Yazı yazmak, salt yaşanmış ve gözlenmişin öykülenmesi, düşünülenin anlatılması değildir: İşlediğiniz konuya ilişkin kaynaklara ya da kişilere başvuracaksınız, okuyacaksınız, araştıracaksınız, soracaksınız, danışacaksınız. Yazarken sözcüklerin özel, genel, soyut, somut anlamlarını, karşıt anlamlılarını, anlam çevrelerini, neleri çağrıştırdığını bileceksiniz. Neyin, hangi durumda doğru, hangi durumda yanlış olduğunu ayırt ederek kurguladığınız yazınızla; belli ileti için ya da izlenim kazandırmak; kiminde düşünce aşılamak için sunuş yapacaksınız. Ama bunlar da yeterli değildir: Yazı yazan, yazısını, başkasının göz ve düşünüşüyle okuyup kendisini eleştirebilmelidir. Yazısına, nikâh masasına gidecek gelin/kızı, törene hazırlar gibi özen göstermelidir. Arıtma ve damıtmayı, vazgeçilmez bir yazma yöntemi saymalıdır. Hele makası, hiç elinden bırakmamalıdır.

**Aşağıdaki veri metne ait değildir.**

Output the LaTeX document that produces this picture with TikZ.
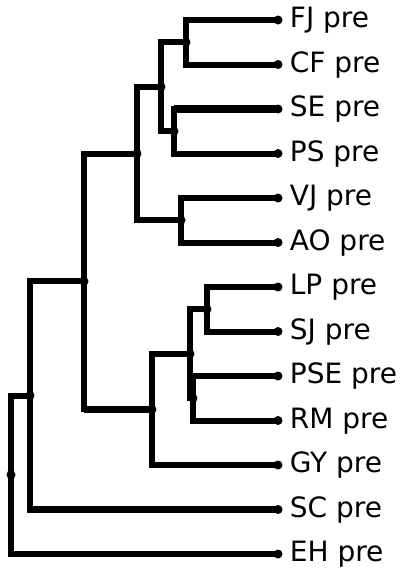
\documentclass[tikz,border=0pt]{standalone}
\usepackage{fontspec}
\setmainfont{DejaVu Sans}
\usetikzlibrary{positioning}
\tikzstyle{lf}=[circle,fill=black,inner sep=0pt,minimum size=9pt]
\tikzstyle{jn}=[circle,fill=black,inner sep=0pt,minimum size=9pt]
\tikzstyle{lbl}=[inner sep=0pt,font=\fontsize{28}{30}\selectfont,text height=21.3pt,text depth=5.9pt,anchor=west]
\tikzstyle{br}=[draw=black,line width=6pt,to path={(\tikztostart.center) |- (\tikztotarget.center)}]
\tikzstyle{hz}=[draw=black,line width=7.5pt,to path={(\tikztostart.center |- \tikztotarget.center) -- (\tikztotarget.center)}]

\begin{document}
\begin{tikzpicture}[x=1pt,y=-1pt]
    \useasboundingbox (0,0) rectangle (409,571);
    % leaves
    \draw (278,20) node[lf] (fj) {};
    \draw (278,64.5) node[lf] (cf) {};
    \draw (278,109) node[lf] (se) {};
    \draw (278,153.5) node[lf] (ps) {};
    \draw (278,198) node[lf] (vj) {};
    \draw (278,242.5) node[lf] (ao) {};
    \draw (278,287) node[lf] (lp) {};
    \draw (278,331.5) node[lf] (sj) {};
    \draw (278,376) node[lf] (pse) {};
    \draw (278,420.5) node[lf] (rm) {};
    \draw (278,465) node[lf] (gy) {};
    \draw (278,509.5) node[lf] (sc) {};
    \draw (278,554) node[lf] (eh) {};
    % joins
    \draw (186,42.25) node[jn] (fjcf) {};
    \draw (174,131.25) node[jn] (seps) {};
    \draw (161,86.75) node[jn] (a1) {};
    \draw (181,220.25) node[jn] (vjao) {};
    \draw (137,153.5) node[jn] (a2) {};
    \draw (207,309.25) node[jn] (lpsj) {};
    \draw (193,398.25) node[jn] (pserm) {};
    \draw (190,353.75) node[jn] (b1) {};
    \draw (152,409.4) node[jn] (b2) {};
    \draw (84,281.4) node[jn] (c1) {};
    \draw (30,395.5) node[jn] (c2) {};
    \draw (11,474.7) node[jn] (root) {};
    \path
        (fjcf) edge[br] (fj)
        (fjcf) edge[br] (cf)
        (seps) edge[br] (se)
        (seps) edge[hz] (se)
        (seps) edge[br] (ps)
        (a1) edge[br] (fjcf)
        (a1) edge[br] (seps)
        (vjao) edge[br] (vj)
        (vjao) edge[br] (ao)
        (a2) edge[br] (a1)
        (a2) edge[br] (vjao)
        (lpsj) edge[br] (lp)
        (lpsj) edge[br] (sj)
        (pserm) edge[br] (pse)
        (pserm) edge[br] (rm)
        (b1) edge[br] (lpsj)
        (b1) edge[br] (pserm)
        (b2) edge[br] (b1)
        (b2) edge[br] (gy)
        (c1) edge[br] (a2)
        (c1) edge[br] (b2)
        (c1) edge[hz] (b2)
        (c2) edge[br] (c1)
        (c2) edge[br] (sc)
        (c2) edge[hz] (sc)
        (root) edge[br] (c2)
        (root) edge[br] (eh)
    ;
    % labels
    \node[lbl,right=7pt of fj] (tfj) {FJ pre};
    \node[lbl,right=7pt of cf] (tcf) {CF pre};
    \node[lbl,right=7pt of se] (tse) {SE pre};
    \node[lbl,right=7pt of ps] (tps) {PS pre};
    \node[lbl,right=7pt of vj] (tvj) {VJ pre};
    \node[lbl,right=7pt of ao] (tao) {AO pre};
    \node[lbl,right=7pt of lp] (tlp) {LP pre};
    \node[lbl,right=7pt of sj] (tsj) {SJ pre};
    \node[lbl,right=7pt of pse] (tpse) {PSE pre};
    \node[lbl,right=7pt of rm] (trm) {RM pre};
    \node[lbl,right=7pt of gy] (tgy) {GY pre};
    \node[lbl,right=7pt of sc] (tsc) {SC pre};
    \node[lbl,right=7pt of eh] (teh) {EH pre};
\end{tikzpicture}
\end{document}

Yazı çocuğunuz gibidir, onu iyi eğitmekle yükümlüsünüz, gerçek anaysanız.

Yaratılarının ilk biçimine aşırı sevgiyle bağlananlar, yazılarını kesip biçerek eli yüzü düzgün duruma sokamayanlar, yazılarını makaslamaya kıyamayanlar; yazı yazıyorum diye başkasının zamanını çalmamalıdır. Herkese saygınlık kazandıracak uğraş alanı, o kadar çok ki…

Kimileri, başkalarına kızacaklarına, makas kullanmayı öğrensin; kendi makası, insanı acıtmaz: özeleştiriye taşır yazarı, kendisini denetleme, yazarını da geliştirir. Başkasının önüne derli toplu çıkarak saygı alma aracıdır makas!